Monsoon to be delayed over Central India

June 18, 2017 11:34 pm | Updated December 03, 2021 05:00 pm IST - NEW DELHI

Losing steam Southwest monsoon seems to be weakening in Kozhikode as there has been no downpour in most parts of the district in the last couple of days. This picture of an overcast sky at Kadalundi best sums up the point. K. Ragesh

Losing steam Southwest monsoon seems to be weakening in Kozhikode as there has been no downpour in most parts of the district in the last couple of days. This picture of an overcast sky at Kadalundi best sums up the point. K. Ragesh

The monsoon system, forecast to establish itself over Central India by June 15, will be delayed by a week. This is unlikely to affect the overall rainfall in June.

“There is moisture in the air and thunderstorm along with rain…but the monsoon has been delayed [over Central India] because of strong rain in the east,” D.S. Pai, Chief Forecaster, India Meteorological Department, said.

As of June 17, the country got 79.6 mm of rain, 9% more than the average 72.8 mm it receives in the first fortnight of June. Rain in Central India is, in fact, 21% more than what is normal for this time.

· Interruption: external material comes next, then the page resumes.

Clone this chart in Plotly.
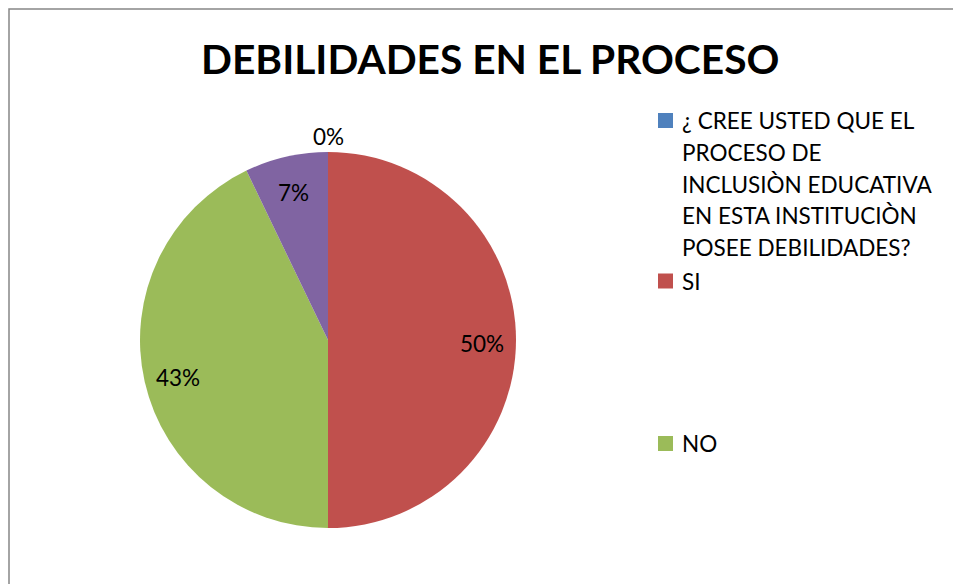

In its updated forecast on June 6, the IMD said rainfall was likely to be 96% of the historical average in northwest India, 100% of the LPA (the 50-year average of the monsoon rains) over central India, 99% over the south peninsula, and 96% over northeast India, with a model error of plus or minus 8%.

The IMD said last week that the southwest monsoon had advanced across some parts of Central and eastern Maharashtra, Chhattisgarh, Jharkhand and Bihar, most parts of Odisha, and the rest of West Bengal.

It had reached Karnataka, Goa and the Konkan on the western coast while on the eastern coast it covered Andhra Pradesh, Odisha, parts of Telangana and the North East.

Dynamic forecast

In April, the IMD shifted to using a new monsoon forecast system, called a dynamical model that uses supercomputers to simulate the weather and extrapolating it. This model, reportedly, indicates that monsoon will only hit Central India around the end of this month.

It plans to make this the base for all future forecasts, ranging from short-term weekly projections to the trajectory of the four-month-long monsoon. However, for its June update, the IMD chose to rely on its workhorse statistical model that forecasts the monsoon based on six meteorological parameters.

The dynamical model, according to the IMD statement, showed monsoon rains to be 89 cm or 100% of the LPA.